Reputation: 2482
Hi I am looking to create some kind of frequency table where i can get row (or column) percentages, with the purpose of being able to plot the data side by side in a bar chart. The output would look something like this:
Male Female
Mon 21% 79%
Tues 33% 67%
Weds 11% 89%
Currently my data looks like this:
Day Gender
Mon Male
Mon Female
Mon Female
Weds Female
Fri Male
In the end I just want 5 bar plots (one for each day) with two bars for each gender.
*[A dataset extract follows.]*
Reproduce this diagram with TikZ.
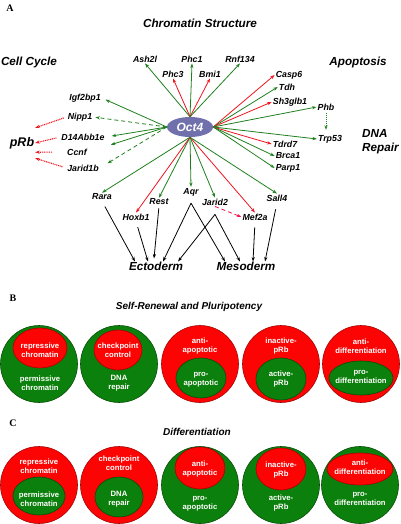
\documentclass[tikz,border=0pt]{standalone}
\usepackage{fontspec}
\setmainfont{Liberation Sans}
\newfontfamily\panelfont{Liberation Serif}
\usetikzlibrary{arrows.meta,shapes.geometric}
\definecolor{lgreen}{RGB}{30,128,30}
\definecolor{lred}{RGB}{238,20,30}
\definecolor{cgreen}{RGB}{12,128,12}
\definecolor{cred}{RGB}{252,4,4}
\definecolor{octfill}{RGB}{112,112,172}
\begin{document}
\begin{tikzpicture}[x=1pt,y=-1pt,
  gene/.style={font=\fontsize{8.8}{10}\selectfont\bfseries\itshape, inner sep=1pt},
  head/.style={font=\fontsize{11.7}{14}\selectfont\bfseries\itshape, inner sep=0pt},
  panel/.style={font=\fontsize{10}{12}\selectfont\panelfont\bfseries, inner sep=0pt},
  sub/.style={font=\fontsize{10}{12}\selectfont\bfseries\itshape, inner sep=0pt},
  tip/.style={-{Stealth[length=4.5pt,width=3.2pt]}},
  gar/.style={tip, draw=lgreen, line width=0.8pt},
  rar/.style={tip, draw=lred, line width=0.8pt},
  gdash/.style={tip, draw=lgreen, line width=0.8pt, dash pattern=on 4pt off 3pt},
  rdot/.style={tip, draw=lred, line width=1.1pt, dash pattern=on 1pt off 0.8pt},
  gdot/.style={tip, draw=lgreen, line width=0.8pt, dash pattern=on 1pt off 1pt},
  rdash/.style={tip, draw=lred!80!magenta, line width=0.8pt, dash pattern=on 4pt off 3pt},
  bar/.style={tip, draw=black, line width=0.8pt},
  gouter/.style={circle, minimum size=77pt, inner sep=0pt, fill=cgreen, draw=cgreen!60!black, line width=0.6pt},
  router/.style={circle, minimum size=77pt, inner sep=0pt, fill=cred, draw=cred!65!black, line width=0.6pt},
  ginner/.style={ellipse, inner sep=0pt, fill=cgreen, draw=cgreen!60!black, line width=0.6pt},
  rinner/.style={ellipse, inner sep=0pt, fill=cred, draw=cred!65!black, line width=0.6pt},
  ctext/.style={text=white, font=\fontsize{7.7}{9}\selectfont\bfseries, align=center, inner sep=0pt}
]
\useasboundingbox (0,0) rectangle (400,524);

% ---------- Panel A ----------
\node[panel] (pA) at (10,8) {A};
\node[head] (hchrom) at (200,23) {Chromatin Structure};
\node[head] (hcell) at (29,62) {Cell Cycle};
\node[head] (hapop) at (358,62) {Apoptosis};
\node[head, anchor=west, align=left] (hdna) at (362,142) {DNA\\Repair};

\node[ellipse, fill=octfill, minimum width=46pt, minimum height=20pt, inner sep=0pt,
      text=white, font=\fontsize{12}{14}\selectfont\bfseries\itshape] (oct4) at (190,127) {Oct4};

% top
\node[gene] (ash2l) at (145,59) {Ash2l};
\node[gene] (phc1) at (192,59) {Phc1};
\node[gene] (rnf134) at (240,59) {Rnf134};
\node[gene] (phc3) at (173,74) {Phc3};
\node[gene] (bmi1) at (210,74) {Bmi1};
% right
\node[gene] (casp6) at (289,75) {Casp6};
\node[gene] (tdh) at (287,87) {Tdh};
\node[gene] (sh3glb1) at (290,102) {Sh3glb1};
\node[gene] (phb) at (326,107) {Phb};
\node[gene] (trp53) at (330,139) {Trp53};
\node[gene] (tdrd7) at (285,144) {Tdrd7};
\node[gene] (brca1) at (288,156) {Brca1};
\node[gene] (parp1) at (288,168) {Parp1};
% bottom
\node[gene] (sall4) at (277,198) {Sall4};
\node[gene] (mef2a) at (255,217) {Mef2a};
\node[gene] (jarid2) at (215,202) {Jarid2};
\node[gene] (aqr) at (191,192) {Aqr};
\node[gene] (rest) at (159,202) {Rest};
\node[gene] (hoxb1) at (136,217) {Hoxb1};
\node[gene] (rara) at (102,197) {Rara};
% left
\node[gene] (igf2bp1) at (85,98) {Igf2bp1};
\node[gene] (nipp1) at (80,117) {Nipp1};
\node[gene] (d14) at (83,137) {D14Abb1e};
\node[gene] (ccnf) at (77,152) {Ccnf};
\node[gene] (jarid1b) at (83,168) {Jarid1b};
\node[font=\fontsize{12.5}{14}\selectfont\bfseries\itshape, inner sep=0pt,
      minimum height=30pt, minimum width=26pt] (prb) at (22,143) {pRb};

\node[head] (ecto) at (156,266) {Ectoderm};
\node[head] (meso) at (246,266) {Mesoderm};

% top arrows
\draw[gar] (oct4.north) -- (ash2l.south);
\draw[rar] (oct4.north) -- (phc3.south);
\draw[gar] (oct4.north) -- (phc1.south);
\draw[rar] (oct4.north) -- (bmi1.south);
\draw[gar] (oct4.north) -- (rnf134.south);
% right arrows
\draw[rar] (oct4.east) -- (casp6.west);
\draw[gar] (oct4.east) -- (tdh.west);
\draw[rar] (oct4.east) -- (sh3glb1.west);
\draw[gar] (oct4.east) -- (phb.west);
\draw[gar] (oct4.east) -- (trp53.west);
\draw[rar] (oct4.east) -- (tdrd7.west);
\draw[gar] (oct4.east) -- (brca1.west);
\draw[gar] (oct4.east) -- (parp1.west);
\draw[gdot, shorten <=2pt, shorten >=4pt] (phb.south) -- (phb.south |- trp53.north);
% bottom arrows
\draw[gar] (oct4.south) -- (sall4.north);
\draw[rar] (oct4.south) -- (mef2a.north);
\draw[gar] (oct4.south) -- (jarid2.north);
\draw[gar] (oct4.south) -- (aqr.north);
\draw[gar] (oct4.south) -- (rest.north);
\draw[rar] (oct4.south) -- (hoxb1.north);
\draw[gar] (oct4.south) -- (rara.north);
% left arrows
\draw[gar, shorten >=4pt] (oct4.west) -- (igf2bp1.east);
\draw[gdash, shorten >=2pt] (oct4.west) -- (nipp1.east);
\draw[gar, shorten >=6pt] (oct4.west) -- (d14.east);
\draw[gar, shorten >=24pt] (oct4.west) -- (ccnf.east);
\draw[gdash, shorten >=9pt] (oct4.west) -- (jarid1b.east);
% to pRb
\draw[rdot, shorten <=3pt] (nipp1.west) -- (prb.north east);
\draw[rdot, shorten <=4pt] (d14.west) -- (prb.east);
\draw[rdot, shorten <=14pt] (ccnf.west) -- (prb.-35);
\draw[rdot, shorten <=4pt] (jarid1b.west) -- (prb.south east);
% Jarid2 -> Mef2a
\draw[rdash] (jarid2.south) -- (mef2a.west);

% germ layers
\coordinate (aqrp) at ([yshift=-6pt]aqr.south);
\coordinate (j2p) at ([yshift=-8pt]jarid2.south);
\draw[bar, shorten <=6pt] (rara.south) -- ([xshift=-21pt]ecto.north);
\draw[bar, shorten <=6pt] (hoxb1.south) -- ([xshift=-8pt]ecto.north);
\draw[bar, shorten <=2pt] (rest.south) -- ([xshift=-2pt,yshift=3pt]ecto.north);
\draw[bar] (aqrp) -- ([xshift=7pt]ecto.north);
\draw[bar] (j2p) -- ([xshift=22pt]ecto.north);
\draw[bar] (aqrp) -- ([xshift=-21pt]meso.north);
\draw[bar] (j2p) -- ([xshift=-6pt]meso.north);
\draw[bar, shorten <=6pt] (mef2a.south) -- ([xshift=7pt]meso.north);
\draw[bar, shorten <=7pt] (sall4.south) -- ([xshift=19pt]meso.north);

% ---------- Panel B ----------
\node[panel] (pB) at (13,298) {B};
\node[sub] (hself) at (189,307) {Self-Renewal and Pluripotency};

\node[gouter] (b1) at (39,364) {};
\node[rinner, minimum width=54pt, minimum height=40pt] (b1i) at (40,348) {};
\node[ctext] (b1t) at (40,350) {repressive\\chromatin};
\node[ctext] (b1u) at (40,383.5) {permissive\\chromatin};

\node[gouter] (b2) at (119,364) {};
\node[rinner, minimum width=48pt, minimum height=40pt] (b2i) at (118,350) {};
\node[ctext] (b2t) at (118,350) {checkpoint\\control};
\node[ctext] (b2u) at (119,383.5) {DNA\\repair};

\node[router] (b3) at (200,364) {};
\node[ginner, minimum width=50pt, minimum height=40pt] (b3i) at (201,378) {};
\node[ctext] (b3t) at (200,346.5) {anti-\\apoptotic};
\node[ctext] (b3u) at (201,379.5) {pro-\\apoptotic};

\node[router] (b4) at (281,364) {};
\node[ginner, minimum width=50pt, minimum height=42pt] (b4i) at (281,379) {};
\node[ctext] (b4t) at (281,346.5) {inactive-\\pRb};
\node[ctext] (b4u) at (281,379.5) {active-\\pRb};

\node[router] (b5) at (361,364) {};
\node[ginner, minimum width=64pt, minimum height=34pt] (b5i) at (361,378) {};
\node[ctext] (b5t) at (361,346) {anti-\\differentiation};
\node[ctext] (b5u) at (361,376.5) {pro-\\differentiation};

% ---------- Panel C ----------
\node[panel] (pC) at (13,423) {C};
\node[sub] (hdiff) at (197,432) {Differentiation};

\node[router] (c1) at (39,485) {};
\node[ginner, minimum width=52pt, minimum height=38pt] (c1i) at (39,496) {};
\node[ctext] (c1t) at (39,466.5) {repressive\\chromatin};
\node[ctext] (c1u) at (39,499.5) {permissive\\chromatin};

\node[router] (c2) at (119,485) {};
\node[ginner, minimum width=48pt, minimum height=40pt] (c2i) at (119,497) {};
\node[ctext] (c2t) at (119,463.5) {checkpoint\\control};
\node[ctext] (c2u) at (119,499.5) {DNA\\repair};

\node[gouter] (c3) at (200,485) {};
\node[rinner, minimum width=50pt, minimum height=42pt] (c3i) at (200,468) {};
\node[ctext] (c3t) at (200,469.5) {anti-\\apoptotic};
\node[ctext] (c3u) at (200,503.5) {pro-\\apoptotic};

\node[gouter] (c4) at (281,485) {};
\node[rinner, minimum width=50pt, minimum height=42pt] (c4i) at (281,469) {};
\node[ctext] (c4t) at (281,470.5) {inactive-\\pRb};
\node[ctext] (c4u) at (281,503.5) {active-\\pRb};

\node[gouter] (c5) at (360,485) {};
\node[rinner, minimum width=66pt, minimum height=32pt] (c5i) at (360,469) {};
\node[ctext] (c5t) at (360,467.5) {anti-\\differentiation};
\node[ctext] (c5u) at (360,499) {pro-\\differentiation};
\end{tikzpicture}
\end{document}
I tried groupby:
df.groupby(['day','gender']).size()
But this only gives raw counts and both histograms are uninterpretable and bar plots will look weird since I cannot normalize (certain days have much higher volumes than other days). any help will be appreciated!
Upvotes: 1
Views: 160
Reputation: 109526
After you do your groupby above, you then need to unstack the results (which makes a pivot table).
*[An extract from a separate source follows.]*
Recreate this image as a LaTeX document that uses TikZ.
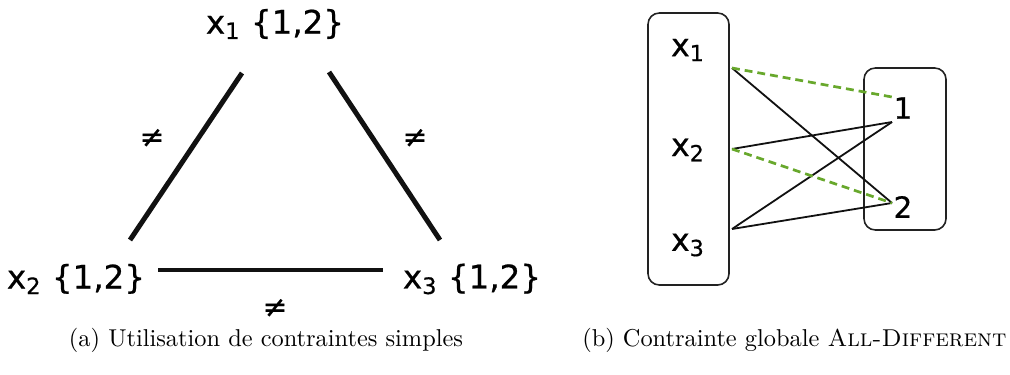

gb = df.groupby(['Day','Gender']).size().unstack()
>>> gb
Gender Female Male
Day
Fri NaN 1.000000
Mon 0.666667 0.333333
Weds 1.000000 NaN
You may wish to fill NaNs with zeros (.fillna(0)
).
Now you can divide this result by the sum of the rows:
>>> gb.div(gb.sum(axis=1).values, axis=0)
Gender Female Male
Day
Fri NaN 1.000000
Mon 0.666667 0.333333
Weds 1.000000 NaN
You can plot this by appending .plot(kind='bar')
Upvotes: 2